• Working data:
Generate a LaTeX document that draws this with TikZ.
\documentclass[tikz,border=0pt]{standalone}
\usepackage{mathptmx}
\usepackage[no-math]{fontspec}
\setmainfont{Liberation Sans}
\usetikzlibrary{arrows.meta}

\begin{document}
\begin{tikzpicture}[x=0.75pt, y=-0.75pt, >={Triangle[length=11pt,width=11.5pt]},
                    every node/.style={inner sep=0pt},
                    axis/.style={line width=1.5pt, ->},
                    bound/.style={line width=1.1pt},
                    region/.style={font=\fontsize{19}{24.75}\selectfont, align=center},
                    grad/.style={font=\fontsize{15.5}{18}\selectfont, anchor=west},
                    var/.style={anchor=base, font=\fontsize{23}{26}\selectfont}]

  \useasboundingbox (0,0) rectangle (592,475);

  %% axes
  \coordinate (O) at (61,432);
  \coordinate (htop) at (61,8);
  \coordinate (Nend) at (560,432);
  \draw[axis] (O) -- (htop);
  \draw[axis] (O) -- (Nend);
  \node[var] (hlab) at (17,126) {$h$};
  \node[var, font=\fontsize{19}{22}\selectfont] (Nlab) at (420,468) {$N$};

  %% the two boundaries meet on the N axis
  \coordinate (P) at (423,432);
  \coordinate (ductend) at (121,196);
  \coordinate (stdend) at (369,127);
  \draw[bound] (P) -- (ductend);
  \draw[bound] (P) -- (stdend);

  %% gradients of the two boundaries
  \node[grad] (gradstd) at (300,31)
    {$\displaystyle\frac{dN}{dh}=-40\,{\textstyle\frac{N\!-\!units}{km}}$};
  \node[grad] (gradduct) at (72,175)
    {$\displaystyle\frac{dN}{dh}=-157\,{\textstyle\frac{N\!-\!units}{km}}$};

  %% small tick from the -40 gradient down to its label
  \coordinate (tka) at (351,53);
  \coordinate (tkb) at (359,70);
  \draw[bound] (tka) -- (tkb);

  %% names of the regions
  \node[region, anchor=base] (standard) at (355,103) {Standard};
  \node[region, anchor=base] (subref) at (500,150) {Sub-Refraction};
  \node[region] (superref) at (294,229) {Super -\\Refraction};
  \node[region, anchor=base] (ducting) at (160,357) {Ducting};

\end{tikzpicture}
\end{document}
==
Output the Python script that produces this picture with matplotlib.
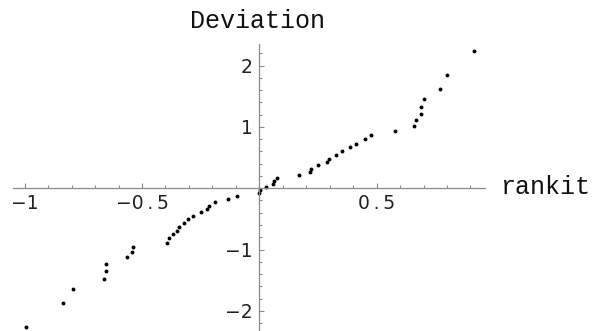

• Given problem: Take the lines from the line with "Generate a LaTeX" through the line with "(0,0) rectangle (592,475);", both ends included, and give them again exactly, with nothing else.

• Written solution:
Generate a LaTeX document that draws this with TikZ.
\documentclass[tikz,border=0pt]{standalone}
\usepackage{mathptmx}
\usepackage[no-math]{fontspec}
\setmainfont{Liberation Sans}
\usetikzlibrary{arrows.meta}

\begin{document}
\begin{tikzpicture}[x=0.75pt, y=-0.75pt, >={Triangle[length=11pt,width=11.5pt]},
                    every node/.style={inner sep=0pt},
                    axis/.style={line width=1.5pt, ->},
                    bound/.style={line width=1.1pt},
                    region/.style={font=\fontsize{19}{24.75}\selectfont, align=center},
                    grad/.style={font=\fontsize{15.5}{18}\selectfont, anchor=west},
                    var/.style={anchor=base, font=\fontsize{23}{26}\selectfont}]

  \useasboundingbox (0,0) rectangle (592,475);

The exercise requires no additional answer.